Event sponsorship has become one of the fastest-growing areas of U.S. marketing. From the Super Bowl to Nascar to the New York City Marathon, brands are spending billions of dollars to reach out to touch consumers through sponsorship. A nasty little secret, however, is that despite all the emphasis on marketing accountability, the sponsorship and events segment remains one area of marketing that hasn't embraced accountability. Sponsorship is the victim of a marketing myth:
that it drives brand equity, not sales, and is not worth measuring. It's seen as sexy and fun; it's assumed to be valuable by lending cachet and status to a brand. Add to that the fact that sponsorship is considered notoriously difficult to measure, with so many moving parts -- signage, naming rights and advertising, among others -- and you have the current scenario: Sponsorship gets a pass at accountability. Taking advantage of a misperception
Sponsorship is also the beneficiary of the perception that TV advertising doesn't work as well as it used to. Money once meant for TV is flowing into sponsorship -- with little accountability.

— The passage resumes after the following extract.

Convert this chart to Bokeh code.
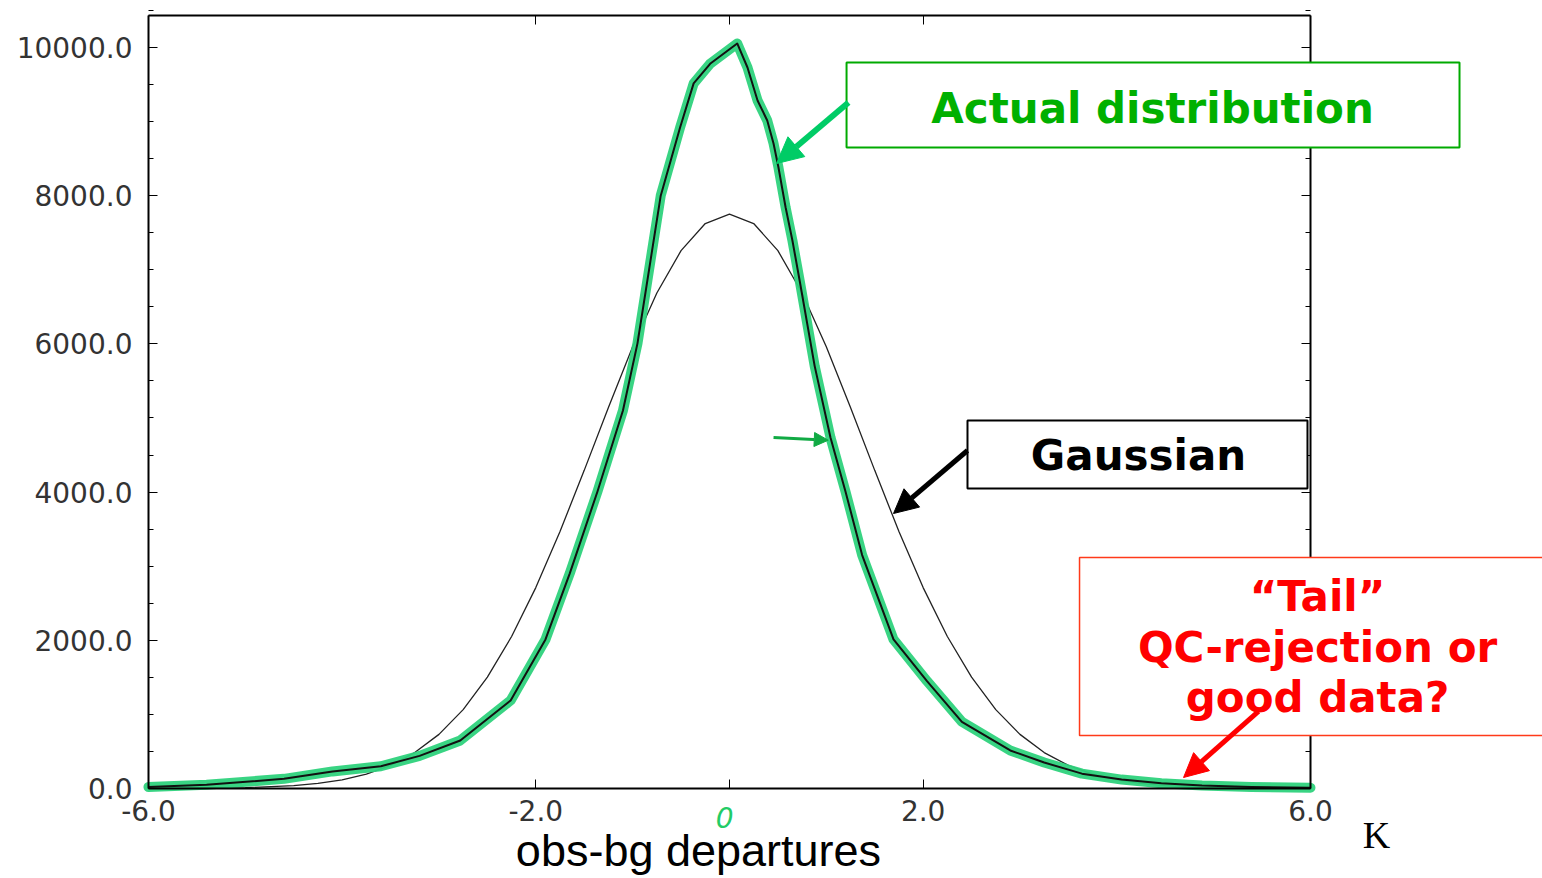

Spending on sponsorship is projected to reach $14.93 billion in 2007, a rise of 11.7% from 2006, according to sponsorship-research company IEG. In contrast, IEG projects advertising growth of just 2.4% in 2007.
Today, most marketers limit their sponsorship evaluation to brand equity. Did a sponsorship increase awareness of my brand? Did it drive more impressions? While brand equity is important, it doesn't answer the question of the value of a given sponsorship. It doesn't provide any way of comparing an investment in sponsorship with investments in other marketing tactics.
And there's the problem. Sponsorships can be an enormous waste of money and a drain on the marketing budget without a well-structured business case and a measurement plan. When it comes to sponsorship, the key question marketers need to ask is: How do you do sponsorships that build brand equity and maintain fiscal responsibility?
Sponsorship, as a marketing tactic, addresses many of the challenges marketers wrestle with. Unlike the traditional 30-second TV spot, sponsorship embeds the message in the content, so it has the power to engage consumers even when they have the remote in hand. A well-developed program can even amplify the impact of traditional ads: Ad copy can reference the sponsorship, and the ads themselves can be displayed at a sponsorship event. Synergy makes the ads more powerful and the sponsorship work harder.
Touching consumers directly
"Sponsorship is an opportunity to directly touch consumers and be true to the lifestyle of the brand," explains Chris Fuentes, VP-marketing at Nautica. "It lets you have a conversation with consumers."
Or as Michael Reisman, founding partner at Velocity Sports & Entertainment, a sponsorship and lifestyle agency in Norwalk, Conn., says: "The reason more money is being allocated to sponsorship is similar to digital. It's a way of building a relationship with the customer. The beauty of sponsorships is that they change the marketing dynamic. You're no longer talking at customers. You're talking with them."
For marketers, the challenge is to do this in a way that maximizes ROI while building the brand. This involves a delicate balance of not under-spending in the name of ROI but not overspending to the point of diminishing returns.
Which brings us back to measurement. Despite the myth that sponsorships only build brand equity, the fact is that to be successful, they need to both contribute to the brand's health and generate sales. In our experience, brand equity and ROI go hand and hand. If, in the short term, you don't find any movement in your sales from sponsorship, you've built no longer-term brand equity. That doesn't mean a sponsorship has to pay out in the short term. But there has to be some sales spike to affect the brand in the long term.
While the majority of marketers limit their sponsorship evaluation to brand awareness, some leading-edge marketers are recognizing that they can't get away without tying sponsorship to sales.
You need benchmarks
"It's important when constructing your sponsorship plans to have benchmarks and a plan that looks at how you are going to evaluate your sponsorship," says Mr. Reisman. "The companies that are doing this well are setting up the business case with an idea of ROI."
It's important when you build models that you do so at the granular level. That means not just looking at the impact a sponsorship has nationally but also looking at how it affected the local markets where the sponsorship was held. This will give you a more accurate assessment of the value of your sponsorship.
Of course, all of this will be for naught if you don't build measurement into the negotiation for the sponsorship. Marketers often struggle to justify the year-over-year expenditures on sponsorship because they don't have the necessary data. The time to define the measurement program and metrics is during the sponsorship negotiation, when the property can be compelled to create and provide the data. The two parties must agree on how the program will be monitored so that the right "trail of breadcrumbs" can be left behind.
Sponsorships are great brand builders; now companies must make sure they are fiscally sound. Getting sponsorships to pay off, and being able to provide clear evidence that they do, should be of principal concern to marketers as their budgets come under greater scrutiny. For marketers to truly understand the value of sponsorship investments, all their impact -- from direct to indirect to activation activities -- must be evaluated. The end result is an apples-to-apples comparison of sponsorship ROI in relation to all other components of the marketing mix. Only by doing that can marketers understand the optimal allocation of marketing investments to achieve business goals and objectives.